Comment by tomrod
3 years ago
It wasn't, then or in the 1860s, hence the strong, modern, adaptive federalism we have today that treats states as provinces and makes important things move quickly.
One could squint and say states matter today, but that's just admitting a need for glasses. They are ghosts of what they were, and increasingly need to be retired.
It will be nice when we put to pasture the policy-as-experiments across states for things that are clearly universally demanded: finance, health insurance, women's medical care, education, defense, gun control, decreased corporate control of the food supply, transportation, environmental regulation, and so forth. It's amazing how much the modern GOP has pushed folks towards this, may they continue their business Republican-led shenanigans to unite the country and encourage progress when otherwise we would be slovenly.

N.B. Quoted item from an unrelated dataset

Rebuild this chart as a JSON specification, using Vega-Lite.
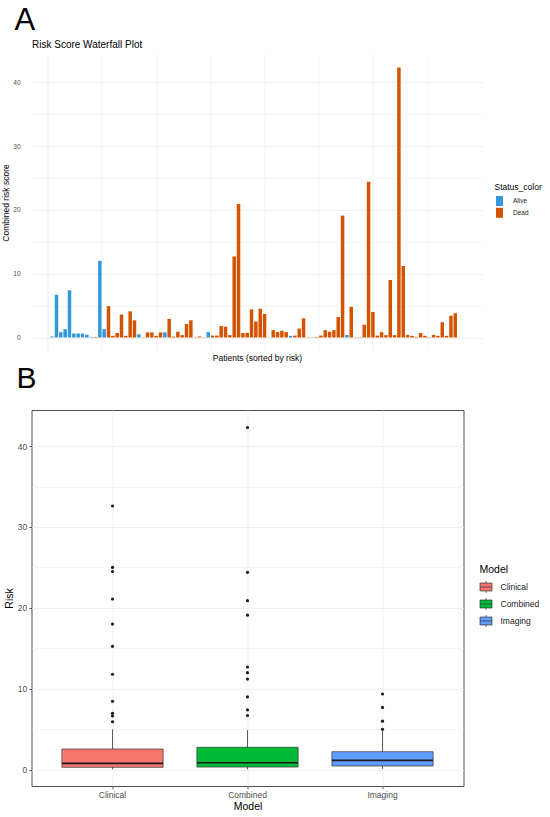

Why is this the case? Duplication of fixed costs are expensive.
Let's get rid of these crufty overindulgent home-owners-associations-on-steriods and federalize already.
(paragraphs 1, 4 serious, the rest in jest)
While paragraph 3 may be in jest, the non-standization meant that some states did allow women to vote long before it was constitutionally mandated. Of course it also meant some people were enslaved long before it was explicitly constitutionally allowed.
Same with gay marriage. Methinks the GP is taking a LOT for granted about federal programs being implemented well and not subject to the same malaise of partisan gridlock that prevents them from coming into existence.
Something said in jest may yet contain elements of truth! :)
>and increasingly need to be retired.
There's ~150 million people that think the opposite should be done.
Phew, just a minority in the US then that doesn't digest a whole comment. I was worried!
I think you have it backwards. The states should be given more power, and possibly broken up. There's no accountability once your number of constituents exceeds about 1M people.